Combining Methods for Comprehensive Cleaning
In many practical scenarios, you may want to combine different cleaning techniques to produce the best results. For example, you might want to remove both non-ASCII and special characters in one go. The following function illustrates how to achieve this:
def clean_text(text):
text = remove_non_ascii(text) # Remove non-ASCII characters
text = remove_special_characters(text) # Remove special characters
return text
sample_text = 'Hello, world! 😊 #MyProject'
cleaned_text = clean_text(sample_text)
print(cleaned_text) # Output: 'Hello world MyProject'
This comprehensive cleaning approach ensures that your text data is free from both unwanted non-ASCII characters and special symbols, allowing for a more consistent dataset.

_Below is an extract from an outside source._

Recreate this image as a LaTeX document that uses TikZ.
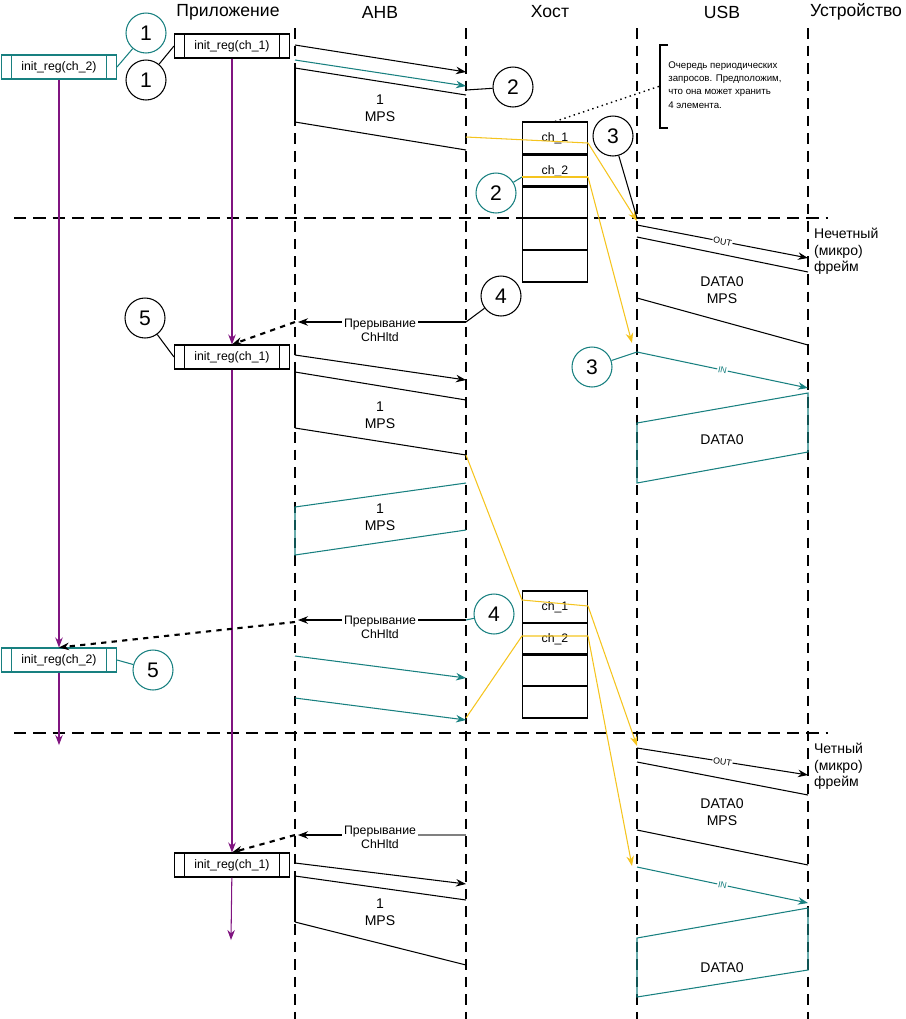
\documentclass[tikz,border=0pt]{standalone}
\usepackage{fontspec}
\setmainfont{Liberation Sans}
\usetikzlibrary{arrows.meta}
\definecolor{teal1}{RGB}{24,128,128}
\definecolor{gold1}{RGB}{245,196,30}
\definecolor{purp1}{RGB}{128,20,128}
\tikzset{
    normal/.style={draw, semithick},
    lane/.style={draw, thick, dash pattern=on 6pt off 4pt},
    sep/.style={draw, very thick, dash pattern=on 7pt off 4pt},
    msg/.style={style=normal, -{Stealth[length=2mm]}},
    pkt/.style={style=normal},
    tmsg/.style={style=msg, teal1},
    tpkt/.style={style=normal, teal1},
    ylw/.style={draw, gold1, semithick},
    ylwa/.style={style=ylw, -{Stealth[length=2mm]}},
    num/.style={style=normal, circle, minimum size=0.8cm, inner sep=0, font=\large},
    tnum/.style={style=num, teal1, text=black},
    reg/.style={style=normal, minimum width=2.3cm, minimum height=0.48cm, inner sep=0, font=\scriptsize,
        path picture={\draw ([xshift=0.2cm]path picture bounding box.north west) -- ([xshift=0.2cm]path picture bounding box.south west);
                      \draw ([xshift=-0.2cm]path picture bounding box.north east) -- ([xshift=-0.2cm]path picture bounding box.south east);}},
    cell/.style={style=normal, minimum width=1.3cm, inner sep=0, font=\scriptsize},
    lbl/.style={font=\footnotesize, align=center},
    irq/.style={font=\scriptsize, align=center, fill=white, inner sep=1pt},
    life/.style={draw, purp1, semithick, -{Stealth[length=2mm]}},
    lead/.style={draw, semithick}
}
\begin{document}
\begin{tikzpicture}[x=0.02cm, y=-0.02cm]
  \useasboundingbox (0,0) rectangle (906,1019);
  % headers
  \node[font=\normalsize] (happ) at (228,12) {Приложение};
  \node[font=\normalsize] (hahb) at (380,12) {AHB};
  \node[font=\normalsize] (hhost) at (550,12) {Хост};
  \node[font=\normalsize] (husb) at (722,12) {USB};
  \node[font=\normalsize] (hdev) at (856,12) {Устройство};
  % lanes and frame boundaries
  \foreach \x in {295,466,637,808}
      \draw[lane] (\x,28) -- (\x,1019);
  \draw[sep] (14,218) -- (828,218);
  \draw[sep] (14,733) -- (828,733);
  \node[lbl, anchor=north west, align=left, inner sep=1pt] (odd) at (812,226) {Нечетный\\(микро)\\фрейм};
  \node[lbl, anchor=north west, align=left, inner sep=1pt] (even) at (812,741) {Четный\\(микро)\\фрейм};

  % application registers
  \node[reg] (r1a) at (232,46) {init\_reg(ch\_1)};
  \node[reg, teal1, text=black] (r2a) at (59,67) {init\_reg(ch\_2)};
  \node[reg] (r1b) at (232,357) {init\_reg(ch\_1)};
  \node[reg, teal1, text=black] (r2b) at (59,660) {init\_reg(ch\_2)};
  \node[reg] (r1c) at (232,865) {init\_reg(ch\_1)};
  \draw[life] (r2a) -- (r2b);
  \draw[life] (r2b) -- (59,745);
  \draw[life] (r1a) -- (r1b);
  \draw[life] (r1b) -- (r1c);
  \draw[life] (r1c) -- (231,940);

  % queues
  \foreach \n/\y in {1/138,2/171,3/202,4/234,5/266}
      \node[cell, minimum height=0.64cm] (qa\n) at (555,\y) {};
  \node[font=\scriptsize] at (qa1) {ch\_1};
  \node[font=\scriptsize] at (qa2) {ch\_2};
  \foreach \n/\y in {1/607,2/639,3/670,4/702}
      \node[cell, minimum height=0.64cm] (qb\n) at (555,\y) {};
  \node[font=\scriptsize] at (qb1) {ch\_1};
  \node[font=\scriptsize] at (qb2) {ch\_2};
  \node[font=\fontsize{5.5}{7.5}\selectfont, anchor=west, align=left, inner sep=0] (note) at (668,85)
      {Очередь периодических\\запросов. Предположим,\\что она может хранить\\4 элемента.};
  \draw[semithick] (668,45) -- (660,45) -- (660,128) -- (668,128);
  \draw[thick, dotted] (qa1.north) -- (660,86);

  % AHB, first round
  \draw[msg] (295,45) -- (466,72);
  \draw[tmsg] (295,60) -- (466,86);
  \draw[pkt] (295,68) -- (466,95);
  \draw[pkt] (295,122) -- (466,150);
  \draw[pkt] (295,68) -- (295,122);
  \node[lbl] (m1) at (380,108) {1\\MPS};
  \draw[ylw] (466,137) -- (qa1.east |- 0,143);
  \draw[ylwa] (qa1.east |- 0,143) -- (637,221);
  \draw[ylw] (qa2.west |- 0,177) -- (qa2.east |- 0,177);
  \draw[ylwa] (qa2.east |- 0,177) -- (632,343);

  % USB, odd frame
  \draw[msg] (637,225) -- node[fill=white, inner sep=0.5pt, font=\tiny, sloped] {OUT} (808,258);
  \draw[pkt] (637,237) -- (808,272);
  \draw[pkt] (637,298) -- (808,345);
  \node[lbl] (d1) at (722,290) {DATA0\\MPS};
  \draw[tmsg] (637,352) -- node[fill=white, inner sep=0.5pt, font=\tiny, sloped] {IN} (808,388);
  \draw[tpkt] (808,393) -- (637,423) -- (637,483) -- (808,452) -- cycle;
  \node[lbl] (d2) at (722,440) {DATA0};

  % first interrupt
  \node[irq] (i1) at (380,330) {Прерывание\\ChHltd};
  \draw[semithick] (466,322) -- (i1.east |- 0,322);
  \draw[msg] (i1.west |- 0,322) -- (298,322);
  \draw[very thick, dashed, -{Stealth[length=2mm]}] (295,322) -- (r1b.north);

  % AHB, second round
  \draw[msg] (295,355) -- (466,380);
  \draw[pkt] (295,372) -- (466,400);
  \draw[pkt] (295,428) -- (466,455);
  \draw[pkt] (295,372) -- (295,428);
  \node[lbl] (m2) at (380,415) {1\\MPS};
  \draw[tpkt] (466,483) -- (295,507) -- (295,555) -- (466,530);
  \node[lbl] (m3) at (380,517) {1\\MPS};
  \draw[ylw] (466,455) -- (qb1.west |- 0,600) -- (qb1.east |- 0,606);
  \draw[ylwa] (qb1.east |- 0,606) -- (637,746);
  \draw[ylw] (466,718) -- (qb2.west |- 0,636) -- (qb2.east |- 0,636);
  \draw[ylwa] (qb2.east |- 0,636) -- (632,866);

  % second interrupt
  \node[irq] (i2) at (380,627) {Прерывание\\ChHltd};
  \draw[semithick] (466,620) -- (i2.east |- 0,620);
  \draw[msg] (i2.west |- 0,620) -- (298,620);
  \draw[very thick, dashed, -{Stealth[length=2mm]}] (295,622) -- (r2b.north);
  \draw[tmsg] (295,656) -- (466,678);
  \draw[tmsg] (295,698) -- (466,720);

  % USB, even frame
  \draw[msg] (637,748) -- node[fill=white, inner sep=0.5pt, font=\tiny, sloped] {OUT} (808,775);
  \draw[pkt] (637,762) -- (808,795);
  \draw[pkt] (637,830) -- (808,865);
  \node[lbl] (d3) at (722,812) {DATA0\\MPS};
  \draw[tmsg] (637,867) -- node[fill=white, inner sep=0.5pt, font=\tiny, sloped] {IN} (808,903);
  \draw[tpkt] (808,908) -- (637,938) -- (637,997) -- (808,970) -- cycle;
  \node[lbl] (d4) at (722,968) {DATA0};

  % third interrupt
  \node[irq] (i3) at (380,837) {Прерывание\\ChHltd};
  \draw[semithick, gray] (466,835) -- (i3.east |- 0,835);
  \draw[msg] (i3.west |- 0,835) -- (298,835);
  \draw[very thick, dashed, -{Stealth[length=2mm]}] (295,835) -- (r1c.north);

  % AHB, third round
  \draw[msg] (295,863) -- (466,884);
  \draw[pkt] (295,876) -- (466,900);
  \draw[pkt] (295,922) -- (466,965);
  \draw[pkt] (295,876) -- (295,922);
  \node[lbl] (m4) at (380,912) {1\\MPS};

  % numbered markers
  \node[tnum] (c1t) at (146,33) {1};
  \node[num] (c1b) at (146,80) {1};
  \node[num] (c2b) at (513,87) {2};
  \node[tnum] (c2t) at (496,193) {2};
  \node[num] (c3b) at (613,136) {3};
  \node[num] (c4b) at (501,296) {4};
  \node[num] (c5b) at (145,318) {5};
  \node[tnum] (c3t) at (592,367) {3};
  \node[tnum] (c4t) at (494,614) {4};
  \node[tnum] (c5t) at (153,670) {5};
  \draw[lead, teal1] (c1t) -- (r2a.east);
  \draw[lead] (c1b) -- (r1a.west);
  \draw[lead] (c2b) -- (466,90);
  \draw[lead, teal1] (c2t) -- (qa2.west |- 0,177);
  \draw[lead] (c3b) -- (637,218);
  \draw[lead] (c4b) -- (466,322);
  \draw[lead] (c5b) -- (r1b.west);
  \draw[lead, teal1] (c3t) -- (637,352);
  \draw[lead, teal1] (c4t) -- (466,620);
  \draw[lead, teal1] (c5t) -- (r2b.east);
\end{tikzpicture}
\end{document}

Handling Characters in Different Languages
When working with datasets containing text from multiple languages, you may encounter characters that do not fall within the ASCII range. In such cases, it is important to consider the context and decide whether to remove or retain these characters.
If your application requires preserving characters from other languages while still filtering out certain special characters, you can define a more appropriate regex pattern that allows for Unicode characters. For example:
def remove_special_but_keep_unicode(text):
return re.sub(r'[^
a-zA-Z0-9À-ÿ]+', '', text)
sample_text = 'Café, mundo! 😊 #MyProject'
cleaned_text = remove_special_but_keep_unicode(sample_text)
print(cleaned_text) # Output: 'Café mundo MyProject'
This method includes broad Unicode ranges (like accented characters) while still removing unwanted special characters.
Conclusion
Removing non-ASCII and special characters in Python is an essential skill for developers, especially when preparing datasets for analysis or machine learning. In this article, we've explored various techniques, including using regular expressions and list comprehensions to achieve clean text data.
By combining these methods, you can effectively tailor your data cleaning processes to meet the specific needs of your application. Whether you are building an AI model, processing user input, or cleaning up data from external sources, ensuring the integrity of your text data will lead to better outcomes in any tech endeavor.
Always remember that the approach you choose should align well with the context of your project, as character handling can greatly influence the quality of your analyses and applications.